I'm writing an external merge sort. It works like that: read k chunks from big file, sort them in memory, perform k-way merge, done. So I need to sequentially read from different portions of the file during the k-way merge phase. What's the best way to do that: several ifstreams or one ifstream and seeking? Also, is there a library for easy async IO?
Use one ifstream at a time on the same file. More than one wastes resources, and you'd have to seek anyway (because by default the ifstream's file pointer starts at the beginning of the file).
As for a C++ async IO library, check out this question.
EDIT: I originally misunderstood what you are trying to do (this Wikipedia article filled me in). I don't know how much ifstream buffers by default, but you can turn off buffering by using the pubsetbuf(0, 0); method described here, and then do your own buffering. This may be slower, however, than using multiple ifstreams with automatic buffering. Some benchmarking is in order.

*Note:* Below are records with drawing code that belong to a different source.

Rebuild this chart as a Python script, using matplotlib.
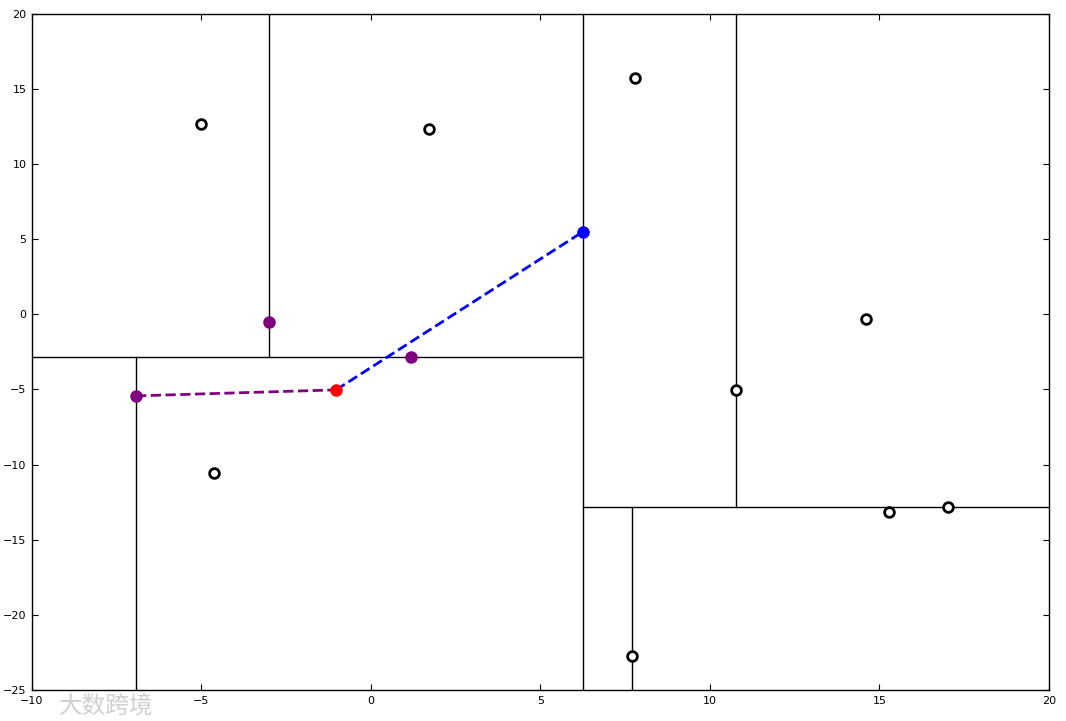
import matplotlib
matplotlib.use('Agg')
import matplotlib.pyplot as plt

# plain data points (hollow circles)
px = [-5.0, 1.71, 7.79, 14.6, 10.77, 15.28, 17.02, -4.63, 7.70]
py = [12.68, 12.34, 15.74, -0.31, -5.03, -13.16, -12.82, -10.56, -22.74]

# visited nodes (purple), query point (red), nearest (blue)
vis_x = [-3.01, 1.18, -6.93]
vis_y = [-0.51, -2.84, -5.43]
query = (-1.03, -5.03)
best = (6.25, 5.49)
second = (-6.93, -5.43)

# kd-tree splits: (x0, x1, y0, y1)
splits = [
    (6.25, 6.25, -25, 20),
    (-10, 6.25, -2.84, -2.84),
    (-3.01, -3.01, -2.84, 20),
    (-6.93, -6.93, -25, -2.84),
    (6.25, 20, -12.82, -12.82),
    (10.77, 10.77, -12.82, 20),
    (7.70, 7.70, -25, -12.82),
]

fig = plt.figure(figsize=(10.66, 7.21), dpi=100)
ax = fig.add_axes([0.030, 0.043, 0.954, 0.938])

for x0, x1, y0, y1 in splits:
    ax.plot([x0, x1], [y0, y1], color='black', lw=1.0, zorder=1)

ax.plot([second[0], query[0]], [second[1], query[1]], '--', color='purple', lw=2, zorder=2)
ax.plot([query[0], best[0]], [query[1], best[1]], '--', color='blue', lw=2, zorder=2)

ax.plot(px, py, 'o', mfc='white', mec='black', mew=2, ms=7, zorder=3)
ax.plot(vis_x, vis_y, 'o', color='purple', ms=8, zorder=3)
ax.plot([query[0]], [query[1]], 'o', color='red', ms=8, zorder=3)
ax.plot([best[0]], [best[1]], 'o', color='blue', ms=8, zorder=3)

ax.set_xlim(-10, 20)
ax.set_ylim(-25, 20)
ax.set_xticks(range(-10, 21, 5))
ax.set_yticks(range(-25, 21, 5))
ax.tick_params(direction='in', top=True, right=True, length=4, labelsize=8, pad=4)
for s in ax.spines.values():
    s.set_linewidth(1.0)

fig.text(0.055, 0.012, '大数跨境', family=['Noto Sans CJK SC', 'DejaVu Sans'],
         fontsize=17, color='#bbbbbb', alpha=0.7)

fig.savefig('out.png', dpi=100)
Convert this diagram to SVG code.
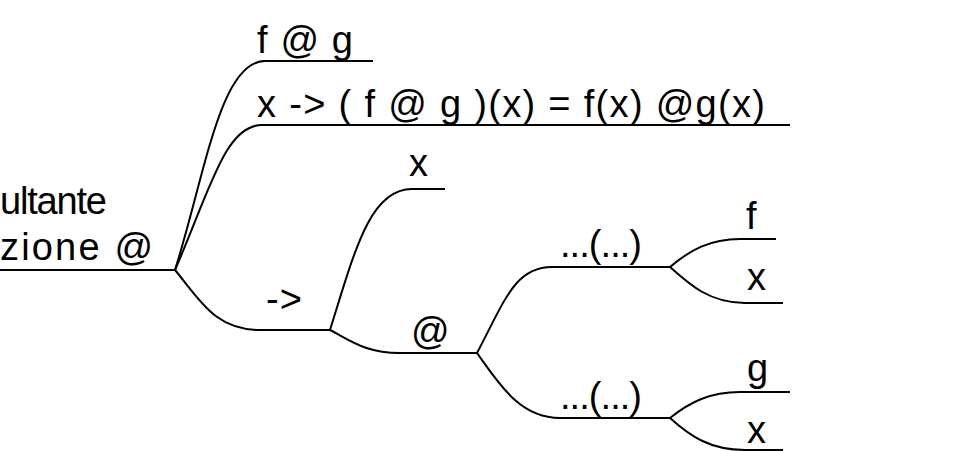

Definitely try the multiple streams. Seeking probably throws away internally buffered data (at least within the process, even if the OS retains it in cache), and if the items you're sorting are small that could be very costly indeed.
Anyway, it shouldn't be too hard to compare the performance of your two fstream strategies. Do a simple experiment with k = 2.
Note that there may be a limit on the number of simultaneous open files one process can have (ulimit -n). if you reach that, then you might want to consider using a single stream, but buffering data from each of your k chunks manually.
It might be worth mmapping the file and using multiple pointers, if the file is small enough (equivalently: your address space is large enough).